Your task:
It is required that the lines from the top of the listing through the line with "ax = fig.add_axes([0, 0, 1, 1])" be reproduced exactly, excluding pictures.

Dataset content:
┄┄┄┄┄┄┄┄┄┄┄┄┄┄┄┄┄┄┄┄

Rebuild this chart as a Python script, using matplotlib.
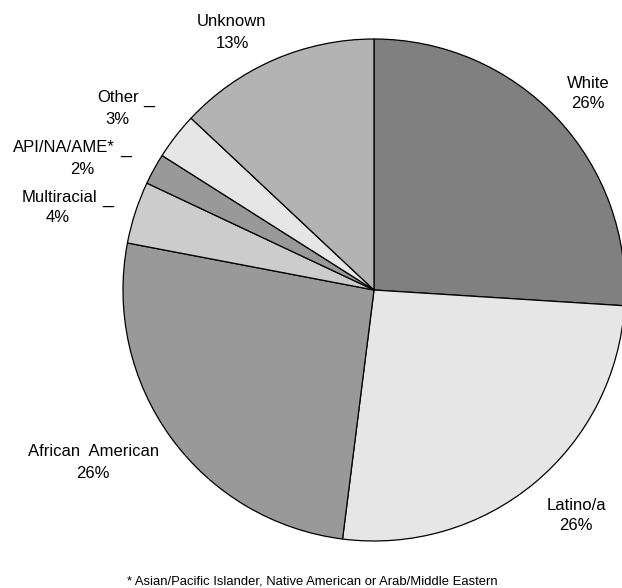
import matplotlib
matplotlib.use("Agg")
import matplotlib.pyplot as plt

plt.rcParams["font.family"] = ["Liberation Sans", "DejaVu Sans"]

# share of cases by race/ethnicity, clockwise from 12 o'clock
groups = ["White", "Latino/a", "African  American", "Multiracial",
          "API/NA/AME*", "Other", "Unknown"]
shares = [26, 26, 26, 4, 2, 3, 13]
shades = ["#808080", "#e6e6e6", "#999999", "#cccccc",
          "#999999", "#e6e6e6", "#b3b3b3"]
footnote = "* Asian/Pacific Islander, Native American or Arab/Middle Eastern"

W, H = 622, 588
fig = plt.figure(figsize=(W / 100, H / 100), dpi=100)
ax = fig.add_axes([0, 0, 1, 1])

cx, cy, r = 374, H - 290, 251
ax.pie(shares, colors=shades, startangle=90, counterclock=False,
       center=(cx, cy), radius=r, frame=True,
       wedgeprops=dict(edgecolor="black", linewidth=0.9))
ax.set_xlim(0, W)
ax.set_ylim(0, H)
ax.set_aspect("equal")
ax.axis("off")

# label layout in pixel coords (from top): name xy, percent xy, stub x
label_pos = {
    "White": ((588, 83), (588, 104), None),
    "Latino/a": ((576, 505), (576, 526), None),
    "African  American": ((94, 452), (93, 473), None),
    "Multiracial": ((59, 197), (58, 218), 102),
    "API/NA/AME*": ((64, 147), (82, 169), 120),
    "Other": ((118, 97), (117, 119), 143),
    "Unknown": ((231, 22), (232, 43), None),
}

for name, share in zip(groups, shares):
    (nx, ny), (px, py), stub = label_pos[name]
    ax.text(nx, H - ny, name, ha="center", va="center", fontsize=12)
    ax.text(px, H - py, f"{share}%", ha="center", va="center", fontsize=12)
    if stub is not None:
        ax.text(stub, H - ny - 6, "_", ha="left", va="baseline", fontsize=14)

ax.text(312, H - 581, footnote, ha="center", va="center", fontsize=9.4)

fig.savefig("out.png", dpi=100)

┄┄┄┄┄┄┄┄┄┄┄┄┄┄┄┄┄┄┄┄

Task result:
Rebuild this chart as a Python script, using matplotlib.
import matplotlib
matplotlib.use("Agg")
import matplotlib.pyplot as plt

plt.rcParams["font.family"] = ["Liberation Sans", "DejaVu Sans"]

# share of cases by race/ethnicity, clockwise from 12 o'clock
groups = ["White", "Latino/a", "African  American", "Multiracial",
          "API/NA/AME*", "Other", "Unknown"]
shares = [26, 26, 26, 4, 2, 3, 13]
shades = ["#808080", "#e6e6e6", "#999999", "#cccccc",
          "#999999", "#e6e6e6", "#b3b3b3"]
footnote = "* Asian/Pacific Islander, Native American or Arab/Middle Eastern"

W, H = 622, 588
fig = plt.figure(figsize=(W / 100, H / 100), dpi=100)
ax = fig.add_axes([0, 0, 1, 1])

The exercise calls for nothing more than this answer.